Stated goal: Copy out exactly the lines spanning the line with "Generate a component" to the line with "4, 5, 5, 5, 3]", inclusive, from the data underneath, with no pictures.

Data for this task:
━━━━━━━━━━━━━━━━━━━━━━━━━━━━━━

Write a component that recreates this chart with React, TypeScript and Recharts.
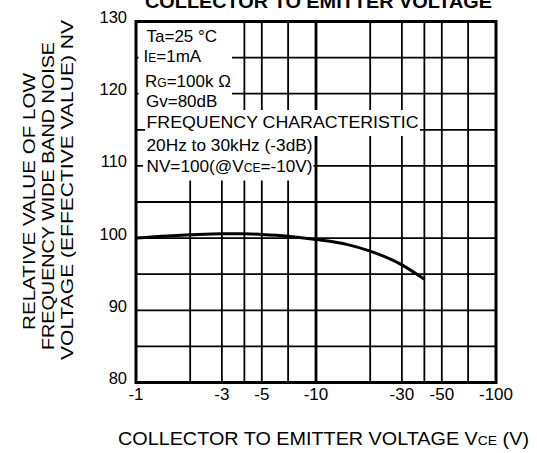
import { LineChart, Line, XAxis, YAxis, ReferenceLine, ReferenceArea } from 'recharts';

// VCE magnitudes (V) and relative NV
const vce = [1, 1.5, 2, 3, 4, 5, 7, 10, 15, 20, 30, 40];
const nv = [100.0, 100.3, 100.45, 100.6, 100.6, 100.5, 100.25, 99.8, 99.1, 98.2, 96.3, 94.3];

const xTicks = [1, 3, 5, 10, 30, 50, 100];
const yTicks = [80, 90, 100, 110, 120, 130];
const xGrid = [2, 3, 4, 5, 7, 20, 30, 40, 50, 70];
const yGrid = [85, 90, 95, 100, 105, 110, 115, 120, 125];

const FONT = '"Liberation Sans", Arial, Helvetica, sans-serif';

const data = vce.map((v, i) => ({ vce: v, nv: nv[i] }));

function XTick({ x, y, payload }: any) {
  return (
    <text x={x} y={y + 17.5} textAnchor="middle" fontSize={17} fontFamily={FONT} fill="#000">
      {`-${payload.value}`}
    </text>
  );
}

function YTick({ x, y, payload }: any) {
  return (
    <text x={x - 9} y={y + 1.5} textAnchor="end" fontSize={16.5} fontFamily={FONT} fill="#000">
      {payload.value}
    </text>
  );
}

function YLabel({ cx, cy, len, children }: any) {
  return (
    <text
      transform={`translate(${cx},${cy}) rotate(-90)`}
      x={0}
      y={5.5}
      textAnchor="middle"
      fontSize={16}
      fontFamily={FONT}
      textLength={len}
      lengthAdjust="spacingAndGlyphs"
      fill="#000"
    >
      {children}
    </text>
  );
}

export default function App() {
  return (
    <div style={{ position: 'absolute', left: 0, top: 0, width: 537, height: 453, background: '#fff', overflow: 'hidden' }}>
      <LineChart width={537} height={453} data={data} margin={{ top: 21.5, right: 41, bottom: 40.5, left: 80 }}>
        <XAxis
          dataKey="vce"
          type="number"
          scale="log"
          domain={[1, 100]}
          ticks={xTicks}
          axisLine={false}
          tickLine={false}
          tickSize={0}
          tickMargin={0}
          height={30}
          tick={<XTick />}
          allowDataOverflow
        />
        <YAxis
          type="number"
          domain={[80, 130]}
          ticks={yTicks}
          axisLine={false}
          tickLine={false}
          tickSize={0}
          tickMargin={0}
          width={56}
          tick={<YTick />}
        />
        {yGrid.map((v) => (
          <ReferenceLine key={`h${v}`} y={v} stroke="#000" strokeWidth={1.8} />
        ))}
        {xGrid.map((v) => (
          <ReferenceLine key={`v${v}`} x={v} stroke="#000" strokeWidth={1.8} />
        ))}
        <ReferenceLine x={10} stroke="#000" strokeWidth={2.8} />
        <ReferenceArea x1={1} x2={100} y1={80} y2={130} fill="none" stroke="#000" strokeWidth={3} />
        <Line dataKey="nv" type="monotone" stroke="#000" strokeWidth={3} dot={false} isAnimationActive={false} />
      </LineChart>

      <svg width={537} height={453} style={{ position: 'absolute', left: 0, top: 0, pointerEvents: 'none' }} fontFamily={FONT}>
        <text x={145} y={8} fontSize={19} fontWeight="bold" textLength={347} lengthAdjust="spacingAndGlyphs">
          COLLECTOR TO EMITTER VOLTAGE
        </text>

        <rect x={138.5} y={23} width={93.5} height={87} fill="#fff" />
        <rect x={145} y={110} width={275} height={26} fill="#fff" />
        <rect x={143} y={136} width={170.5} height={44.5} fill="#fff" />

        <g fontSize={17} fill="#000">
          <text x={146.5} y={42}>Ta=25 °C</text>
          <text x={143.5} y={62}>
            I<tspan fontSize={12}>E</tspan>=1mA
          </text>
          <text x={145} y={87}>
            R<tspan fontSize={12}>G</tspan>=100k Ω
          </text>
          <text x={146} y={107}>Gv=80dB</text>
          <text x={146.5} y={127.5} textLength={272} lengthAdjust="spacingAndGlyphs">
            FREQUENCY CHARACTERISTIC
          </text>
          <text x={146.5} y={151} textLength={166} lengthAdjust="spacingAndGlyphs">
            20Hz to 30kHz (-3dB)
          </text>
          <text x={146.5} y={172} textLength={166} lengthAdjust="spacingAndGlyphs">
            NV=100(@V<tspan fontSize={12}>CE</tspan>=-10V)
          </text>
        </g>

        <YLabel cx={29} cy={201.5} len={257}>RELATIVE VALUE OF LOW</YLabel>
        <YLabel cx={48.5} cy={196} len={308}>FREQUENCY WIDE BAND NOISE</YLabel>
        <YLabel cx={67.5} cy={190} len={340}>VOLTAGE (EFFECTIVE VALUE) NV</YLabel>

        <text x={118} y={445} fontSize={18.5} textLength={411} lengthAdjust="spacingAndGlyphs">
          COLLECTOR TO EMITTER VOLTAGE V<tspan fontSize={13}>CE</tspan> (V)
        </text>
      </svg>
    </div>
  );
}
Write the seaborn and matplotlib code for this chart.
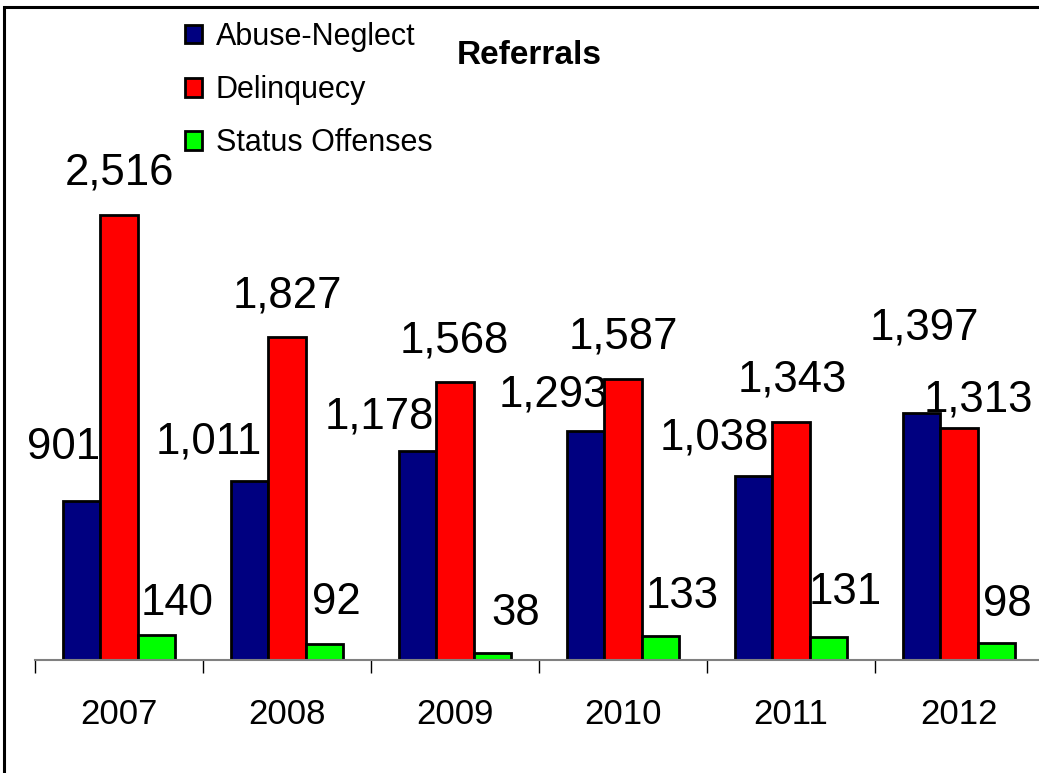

━━━━━━━━━━━━━━━━━━━━━━━━━━━━━━

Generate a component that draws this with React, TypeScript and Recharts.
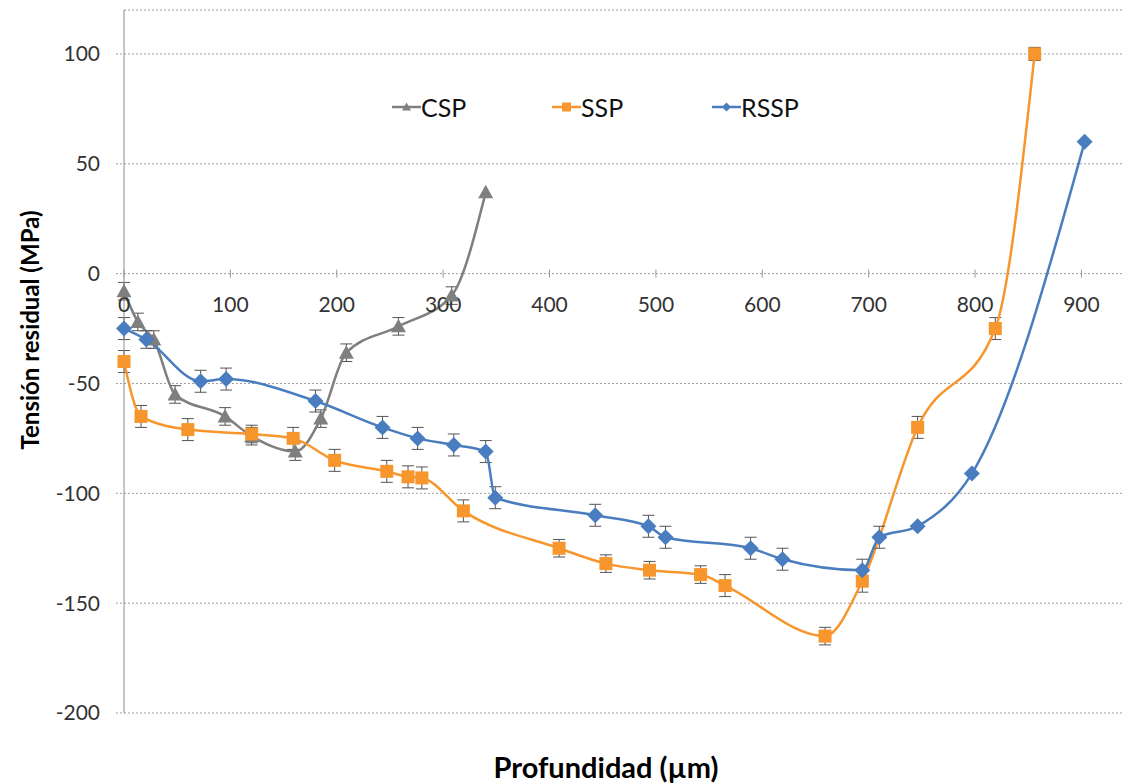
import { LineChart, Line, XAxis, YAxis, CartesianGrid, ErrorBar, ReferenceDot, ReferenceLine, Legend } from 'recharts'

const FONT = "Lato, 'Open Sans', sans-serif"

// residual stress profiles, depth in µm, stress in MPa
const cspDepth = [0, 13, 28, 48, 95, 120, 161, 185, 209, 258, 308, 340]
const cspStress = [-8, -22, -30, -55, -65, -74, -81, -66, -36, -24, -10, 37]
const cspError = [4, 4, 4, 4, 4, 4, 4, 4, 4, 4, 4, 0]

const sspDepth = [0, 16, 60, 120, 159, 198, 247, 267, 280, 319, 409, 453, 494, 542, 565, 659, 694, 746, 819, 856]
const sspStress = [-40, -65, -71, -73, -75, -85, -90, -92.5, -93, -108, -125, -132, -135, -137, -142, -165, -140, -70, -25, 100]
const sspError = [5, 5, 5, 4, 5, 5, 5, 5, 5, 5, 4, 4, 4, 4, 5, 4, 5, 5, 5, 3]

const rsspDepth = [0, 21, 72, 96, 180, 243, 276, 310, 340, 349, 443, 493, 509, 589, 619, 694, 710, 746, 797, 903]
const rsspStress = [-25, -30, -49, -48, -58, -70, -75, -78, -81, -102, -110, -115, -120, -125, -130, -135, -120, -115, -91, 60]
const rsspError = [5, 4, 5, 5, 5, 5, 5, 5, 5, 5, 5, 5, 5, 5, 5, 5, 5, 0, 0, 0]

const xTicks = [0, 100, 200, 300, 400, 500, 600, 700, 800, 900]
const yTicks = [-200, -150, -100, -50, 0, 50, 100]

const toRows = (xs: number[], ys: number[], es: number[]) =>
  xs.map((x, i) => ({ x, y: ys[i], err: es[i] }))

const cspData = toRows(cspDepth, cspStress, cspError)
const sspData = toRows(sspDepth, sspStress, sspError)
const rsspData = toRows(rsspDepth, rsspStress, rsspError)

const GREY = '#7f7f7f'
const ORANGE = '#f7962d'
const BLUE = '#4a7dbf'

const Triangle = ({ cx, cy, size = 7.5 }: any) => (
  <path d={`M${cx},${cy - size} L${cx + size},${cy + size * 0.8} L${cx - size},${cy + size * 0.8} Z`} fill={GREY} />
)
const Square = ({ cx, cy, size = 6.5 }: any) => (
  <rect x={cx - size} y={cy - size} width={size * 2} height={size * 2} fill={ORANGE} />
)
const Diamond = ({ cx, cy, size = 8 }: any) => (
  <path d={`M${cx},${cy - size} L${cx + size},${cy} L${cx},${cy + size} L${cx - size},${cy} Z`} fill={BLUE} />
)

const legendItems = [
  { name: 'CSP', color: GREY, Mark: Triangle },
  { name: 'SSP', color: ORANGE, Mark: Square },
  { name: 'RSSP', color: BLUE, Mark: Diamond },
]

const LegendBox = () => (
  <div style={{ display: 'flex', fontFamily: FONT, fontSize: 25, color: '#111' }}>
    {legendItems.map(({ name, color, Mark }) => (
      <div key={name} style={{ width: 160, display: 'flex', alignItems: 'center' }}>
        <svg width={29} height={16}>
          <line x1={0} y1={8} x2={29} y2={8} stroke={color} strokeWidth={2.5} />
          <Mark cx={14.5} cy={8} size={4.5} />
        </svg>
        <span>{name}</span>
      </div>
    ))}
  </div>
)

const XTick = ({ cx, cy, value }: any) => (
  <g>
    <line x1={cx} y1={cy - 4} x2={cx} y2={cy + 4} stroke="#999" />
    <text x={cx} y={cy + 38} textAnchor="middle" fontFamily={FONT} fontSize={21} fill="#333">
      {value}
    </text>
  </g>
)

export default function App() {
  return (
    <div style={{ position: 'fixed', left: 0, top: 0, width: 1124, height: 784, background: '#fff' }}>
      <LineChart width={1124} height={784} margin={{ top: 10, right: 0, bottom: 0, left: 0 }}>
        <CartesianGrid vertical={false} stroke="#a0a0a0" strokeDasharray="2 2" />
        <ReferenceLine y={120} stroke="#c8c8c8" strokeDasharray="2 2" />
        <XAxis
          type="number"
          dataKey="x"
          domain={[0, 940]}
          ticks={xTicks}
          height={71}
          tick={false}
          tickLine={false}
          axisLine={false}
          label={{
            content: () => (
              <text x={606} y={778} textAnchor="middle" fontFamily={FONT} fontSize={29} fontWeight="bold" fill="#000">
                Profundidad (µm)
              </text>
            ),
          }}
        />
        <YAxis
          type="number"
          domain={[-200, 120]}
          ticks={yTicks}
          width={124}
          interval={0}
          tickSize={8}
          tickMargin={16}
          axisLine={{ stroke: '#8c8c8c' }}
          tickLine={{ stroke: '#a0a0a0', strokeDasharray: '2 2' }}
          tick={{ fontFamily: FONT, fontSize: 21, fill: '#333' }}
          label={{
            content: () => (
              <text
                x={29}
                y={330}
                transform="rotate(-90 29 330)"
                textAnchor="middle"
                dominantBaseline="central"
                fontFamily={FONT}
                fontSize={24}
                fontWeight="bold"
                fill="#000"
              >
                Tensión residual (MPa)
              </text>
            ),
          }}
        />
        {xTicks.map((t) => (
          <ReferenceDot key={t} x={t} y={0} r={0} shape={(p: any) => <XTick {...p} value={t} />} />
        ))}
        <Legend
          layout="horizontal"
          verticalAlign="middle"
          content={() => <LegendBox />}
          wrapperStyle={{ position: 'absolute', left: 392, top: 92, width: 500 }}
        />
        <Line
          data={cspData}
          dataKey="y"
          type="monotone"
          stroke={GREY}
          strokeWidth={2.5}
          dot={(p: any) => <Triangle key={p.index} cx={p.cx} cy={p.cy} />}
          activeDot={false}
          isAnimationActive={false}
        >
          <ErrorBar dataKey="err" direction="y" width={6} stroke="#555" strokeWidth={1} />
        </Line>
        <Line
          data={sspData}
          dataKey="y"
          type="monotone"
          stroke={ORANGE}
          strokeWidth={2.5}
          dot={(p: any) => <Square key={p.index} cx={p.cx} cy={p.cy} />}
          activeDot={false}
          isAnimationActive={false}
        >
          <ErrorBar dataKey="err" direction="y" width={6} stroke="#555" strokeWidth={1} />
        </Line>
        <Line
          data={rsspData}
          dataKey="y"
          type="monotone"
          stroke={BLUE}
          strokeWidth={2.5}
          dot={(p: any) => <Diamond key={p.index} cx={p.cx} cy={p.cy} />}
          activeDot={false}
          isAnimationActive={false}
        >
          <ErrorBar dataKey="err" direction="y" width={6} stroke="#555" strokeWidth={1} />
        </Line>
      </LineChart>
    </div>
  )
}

━━━━━━━━━━━━━━━━━━━━━━━━━━━━━━

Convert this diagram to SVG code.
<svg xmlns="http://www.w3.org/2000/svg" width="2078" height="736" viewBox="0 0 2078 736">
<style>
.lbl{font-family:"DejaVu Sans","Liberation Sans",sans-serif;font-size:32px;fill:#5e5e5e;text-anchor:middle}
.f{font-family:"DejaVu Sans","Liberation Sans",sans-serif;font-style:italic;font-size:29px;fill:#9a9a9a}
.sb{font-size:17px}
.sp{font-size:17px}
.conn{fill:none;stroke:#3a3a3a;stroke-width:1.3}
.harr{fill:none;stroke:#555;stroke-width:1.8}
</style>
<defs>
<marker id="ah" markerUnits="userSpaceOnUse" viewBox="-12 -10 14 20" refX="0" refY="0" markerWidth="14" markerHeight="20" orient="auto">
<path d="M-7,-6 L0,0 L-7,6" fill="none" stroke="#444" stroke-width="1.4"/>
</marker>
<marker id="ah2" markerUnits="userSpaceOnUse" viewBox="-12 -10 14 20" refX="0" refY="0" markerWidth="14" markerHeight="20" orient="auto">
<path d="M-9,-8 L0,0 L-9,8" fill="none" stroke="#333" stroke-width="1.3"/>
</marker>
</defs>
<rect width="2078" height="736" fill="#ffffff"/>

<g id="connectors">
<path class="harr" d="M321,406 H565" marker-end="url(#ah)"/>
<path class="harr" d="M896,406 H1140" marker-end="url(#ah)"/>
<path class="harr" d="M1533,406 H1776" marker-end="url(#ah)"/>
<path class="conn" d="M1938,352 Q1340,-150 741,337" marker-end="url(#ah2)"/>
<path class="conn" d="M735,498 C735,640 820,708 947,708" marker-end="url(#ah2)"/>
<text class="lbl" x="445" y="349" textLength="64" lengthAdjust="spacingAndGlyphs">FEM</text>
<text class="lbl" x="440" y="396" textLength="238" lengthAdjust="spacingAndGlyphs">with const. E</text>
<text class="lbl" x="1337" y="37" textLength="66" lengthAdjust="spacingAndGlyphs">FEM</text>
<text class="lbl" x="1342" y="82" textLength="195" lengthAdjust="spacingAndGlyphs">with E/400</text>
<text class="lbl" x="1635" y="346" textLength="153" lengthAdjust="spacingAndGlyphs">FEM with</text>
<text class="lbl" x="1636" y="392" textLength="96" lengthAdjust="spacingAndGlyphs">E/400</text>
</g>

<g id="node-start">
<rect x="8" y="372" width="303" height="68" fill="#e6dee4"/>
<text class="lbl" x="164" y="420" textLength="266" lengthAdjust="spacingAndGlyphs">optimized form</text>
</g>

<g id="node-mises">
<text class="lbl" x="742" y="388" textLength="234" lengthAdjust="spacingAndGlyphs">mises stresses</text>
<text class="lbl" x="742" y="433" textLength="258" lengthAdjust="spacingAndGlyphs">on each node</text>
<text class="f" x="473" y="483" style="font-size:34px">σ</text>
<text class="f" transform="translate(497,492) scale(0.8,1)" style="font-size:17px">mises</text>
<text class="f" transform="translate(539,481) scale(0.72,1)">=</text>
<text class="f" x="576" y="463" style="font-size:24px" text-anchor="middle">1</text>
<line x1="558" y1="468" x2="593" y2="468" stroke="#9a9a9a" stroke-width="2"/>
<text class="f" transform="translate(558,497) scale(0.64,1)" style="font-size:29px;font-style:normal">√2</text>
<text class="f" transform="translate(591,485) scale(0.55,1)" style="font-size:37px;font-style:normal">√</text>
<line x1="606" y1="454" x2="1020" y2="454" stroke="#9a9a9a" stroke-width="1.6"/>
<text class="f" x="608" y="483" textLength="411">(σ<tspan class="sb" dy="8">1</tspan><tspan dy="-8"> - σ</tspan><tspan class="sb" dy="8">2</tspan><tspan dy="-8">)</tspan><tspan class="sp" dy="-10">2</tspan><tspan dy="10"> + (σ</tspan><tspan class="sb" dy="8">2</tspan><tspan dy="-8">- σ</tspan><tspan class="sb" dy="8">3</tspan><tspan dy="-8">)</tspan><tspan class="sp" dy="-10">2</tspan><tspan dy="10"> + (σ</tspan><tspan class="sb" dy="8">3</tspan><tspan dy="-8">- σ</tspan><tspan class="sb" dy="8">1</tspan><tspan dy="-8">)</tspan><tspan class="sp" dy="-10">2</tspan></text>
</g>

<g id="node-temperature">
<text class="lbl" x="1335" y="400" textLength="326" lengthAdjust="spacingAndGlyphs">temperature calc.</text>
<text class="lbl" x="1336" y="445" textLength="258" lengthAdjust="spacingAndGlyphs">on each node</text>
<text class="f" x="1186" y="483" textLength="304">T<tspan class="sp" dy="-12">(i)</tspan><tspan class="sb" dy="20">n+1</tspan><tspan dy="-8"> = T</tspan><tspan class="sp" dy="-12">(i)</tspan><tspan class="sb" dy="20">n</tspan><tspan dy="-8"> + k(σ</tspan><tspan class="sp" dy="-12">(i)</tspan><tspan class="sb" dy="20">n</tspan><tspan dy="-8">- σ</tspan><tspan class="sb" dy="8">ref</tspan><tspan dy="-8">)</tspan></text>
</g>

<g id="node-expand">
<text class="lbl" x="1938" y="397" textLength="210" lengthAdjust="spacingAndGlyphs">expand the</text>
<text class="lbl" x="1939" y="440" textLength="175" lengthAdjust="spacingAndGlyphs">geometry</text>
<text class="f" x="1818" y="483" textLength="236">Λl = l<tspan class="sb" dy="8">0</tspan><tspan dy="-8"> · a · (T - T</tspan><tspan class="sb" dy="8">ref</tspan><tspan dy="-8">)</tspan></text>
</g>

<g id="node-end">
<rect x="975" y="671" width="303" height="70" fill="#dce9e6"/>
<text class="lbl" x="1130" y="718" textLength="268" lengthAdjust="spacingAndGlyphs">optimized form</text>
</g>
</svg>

━━━━━━━━━━━━━━━━━━━━━━━━━━━━━━

Solution:
Generate a component that draws this with React, TypeScript and Recharts.
import { LineChart, Line, XAxis, YAxis, CartesianGrid, ErrorBar, ReferenceDot, ReferenceLine, Legend } from 'recharts'

const FONT = "Lato, 'Open Sans', sans-serif"

// residual stress profiles, depth in µm, stress in MPa
const cspDepth = [0, 13, 28, 48, 95, 120, 161, 185, 209, 258, 308, 340]
const cspStress = [-8, -22, -30, -55, -65, -74, -81, -66, -36, -24, -10, 37]
const cspError = [4, 4, 4, 4, 4, 4, 4, 4, 4, 4, 4, 0]

const sspDepth = [0, 16, 60, 120, 159, 198, 247, 267, 280, 319, 409, 453, 494, 542, 565, 659, 694, 746, 819, 856]
const sspStress = [-40, -65, -71, -73, -75, -85, -90, -92.5, -93, -108, -125, -132, -135, -137, -142, -165, -140, -70, -25, 100]
const sspError = [5, 5, 5, 4, 5, 5, 5, 5, 5, 5, 4, 4, 4, 4, 5, 4, 5, 5, 5, 3]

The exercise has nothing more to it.